→ **Dataset extract**
--- BEGIN ---
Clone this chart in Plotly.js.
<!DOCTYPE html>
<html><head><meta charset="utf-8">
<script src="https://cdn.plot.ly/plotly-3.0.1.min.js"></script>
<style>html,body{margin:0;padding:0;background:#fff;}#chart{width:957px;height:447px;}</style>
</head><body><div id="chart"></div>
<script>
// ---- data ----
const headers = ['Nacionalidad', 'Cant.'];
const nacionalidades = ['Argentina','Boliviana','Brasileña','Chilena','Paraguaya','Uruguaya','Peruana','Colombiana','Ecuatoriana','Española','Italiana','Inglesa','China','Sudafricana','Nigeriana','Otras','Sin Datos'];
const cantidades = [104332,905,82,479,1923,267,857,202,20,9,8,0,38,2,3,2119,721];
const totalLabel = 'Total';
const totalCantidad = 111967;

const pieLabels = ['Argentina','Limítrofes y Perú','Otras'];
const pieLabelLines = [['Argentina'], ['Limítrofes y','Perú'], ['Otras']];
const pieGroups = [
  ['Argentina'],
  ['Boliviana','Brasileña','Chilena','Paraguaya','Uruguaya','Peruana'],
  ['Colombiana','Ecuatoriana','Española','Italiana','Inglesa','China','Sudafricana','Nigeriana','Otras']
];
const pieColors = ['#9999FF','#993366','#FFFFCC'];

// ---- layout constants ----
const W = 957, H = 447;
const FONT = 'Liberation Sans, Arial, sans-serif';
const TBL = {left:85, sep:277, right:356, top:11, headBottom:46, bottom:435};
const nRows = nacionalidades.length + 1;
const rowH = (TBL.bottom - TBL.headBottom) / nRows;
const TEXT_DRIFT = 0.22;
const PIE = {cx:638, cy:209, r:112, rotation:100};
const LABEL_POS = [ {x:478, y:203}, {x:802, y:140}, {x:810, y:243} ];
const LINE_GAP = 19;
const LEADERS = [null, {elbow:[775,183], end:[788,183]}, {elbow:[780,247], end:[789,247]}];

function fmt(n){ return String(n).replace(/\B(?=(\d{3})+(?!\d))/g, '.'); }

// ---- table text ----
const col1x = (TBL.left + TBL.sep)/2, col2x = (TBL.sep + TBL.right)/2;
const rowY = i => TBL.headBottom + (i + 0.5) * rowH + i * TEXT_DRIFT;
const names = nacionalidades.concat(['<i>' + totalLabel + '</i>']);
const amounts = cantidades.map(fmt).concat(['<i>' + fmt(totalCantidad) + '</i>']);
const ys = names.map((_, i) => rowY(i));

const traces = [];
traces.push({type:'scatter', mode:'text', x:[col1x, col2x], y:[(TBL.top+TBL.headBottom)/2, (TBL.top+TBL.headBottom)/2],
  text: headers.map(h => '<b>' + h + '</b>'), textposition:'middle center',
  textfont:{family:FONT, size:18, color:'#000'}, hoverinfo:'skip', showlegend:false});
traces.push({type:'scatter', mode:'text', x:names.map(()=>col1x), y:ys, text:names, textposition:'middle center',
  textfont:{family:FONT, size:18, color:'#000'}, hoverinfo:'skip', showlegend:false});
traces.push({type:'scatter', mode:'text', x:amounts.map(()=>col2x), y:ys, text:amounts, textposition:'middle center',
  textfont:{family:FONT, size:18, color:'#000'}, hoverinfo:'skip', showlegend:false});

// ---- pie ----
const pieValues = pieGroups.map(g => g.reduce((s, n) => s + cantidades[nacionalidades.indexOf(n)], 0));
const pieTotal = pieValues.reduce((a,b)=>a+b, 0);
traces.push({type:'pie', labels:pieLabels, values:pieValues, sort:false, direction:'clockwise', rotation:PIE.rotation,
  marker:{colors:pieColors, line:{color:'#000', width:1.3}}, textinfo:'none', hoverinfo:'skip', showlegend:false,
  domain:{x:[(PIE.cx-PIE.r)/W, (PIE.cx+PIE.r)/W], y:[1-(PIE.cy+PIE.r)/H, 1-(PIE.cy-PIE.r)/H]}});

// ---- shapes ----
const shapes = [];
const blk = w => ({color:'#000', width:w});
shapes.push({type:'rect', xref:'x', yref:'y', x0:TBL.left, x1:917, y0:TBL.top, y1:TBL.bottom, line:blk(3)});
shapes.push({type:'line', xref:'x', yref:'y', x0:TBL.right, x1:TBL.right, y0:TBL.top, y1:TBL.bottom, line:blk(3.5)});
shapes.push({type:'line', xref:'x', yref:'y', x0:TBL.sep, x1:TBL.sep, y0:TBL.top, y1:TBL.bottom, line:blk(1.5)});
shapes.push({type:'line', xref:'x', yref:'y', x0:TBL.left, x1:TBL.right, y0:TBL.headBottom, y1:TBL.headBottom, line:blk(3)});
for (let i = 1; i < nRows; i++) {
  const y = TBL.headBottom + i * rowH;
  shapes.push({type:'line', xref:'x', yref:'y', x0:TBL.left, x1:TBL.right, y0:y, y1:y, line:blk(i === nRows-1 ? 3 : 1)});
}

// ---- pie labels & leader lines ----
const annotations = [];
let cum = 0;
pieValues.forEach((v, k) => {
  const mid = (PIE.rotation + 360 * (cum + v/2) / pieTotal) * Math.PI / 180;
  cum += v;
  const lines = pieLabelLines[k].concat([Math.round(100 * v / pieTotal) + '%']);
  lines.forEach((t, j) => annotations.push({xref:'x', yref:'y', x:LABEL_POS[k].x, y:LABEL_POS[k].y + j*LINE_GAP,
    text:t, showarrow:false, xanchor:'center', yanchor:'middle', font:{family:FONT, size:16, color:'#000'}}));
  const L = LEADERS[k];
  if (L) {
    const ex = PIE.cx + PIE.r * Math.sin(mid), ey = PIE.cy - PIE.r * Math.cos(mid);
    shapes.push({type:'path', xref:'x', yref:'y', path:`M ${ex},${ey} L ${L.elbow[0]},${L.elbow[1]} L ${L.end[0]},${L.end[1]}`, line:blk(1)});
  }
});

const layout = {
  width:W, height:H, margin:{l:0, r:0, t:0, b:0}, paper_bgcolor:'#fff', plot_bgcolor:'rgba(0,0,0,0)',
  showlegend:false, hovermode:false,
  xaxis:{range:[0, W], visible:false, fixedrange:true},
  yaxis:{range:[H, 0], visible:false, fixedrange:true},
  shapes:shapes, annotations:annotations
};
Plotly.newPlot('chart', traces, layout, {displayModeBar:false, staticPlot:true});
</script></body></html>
--- END ---
→ **Task statement**
Gather up every line from the listing above in which the word "chart" occurs.

→ **Right answer**
Clone this chart in Plotly.js.
<style>html,body{margin:0;padding:0;background:#fff;}#chart{width:957px;height:447px;}</style>
</head><body><div id="chart"></div>
Plotly.newPlot('chart', traces, layout, {displayModeBar:false, staticPlot:true});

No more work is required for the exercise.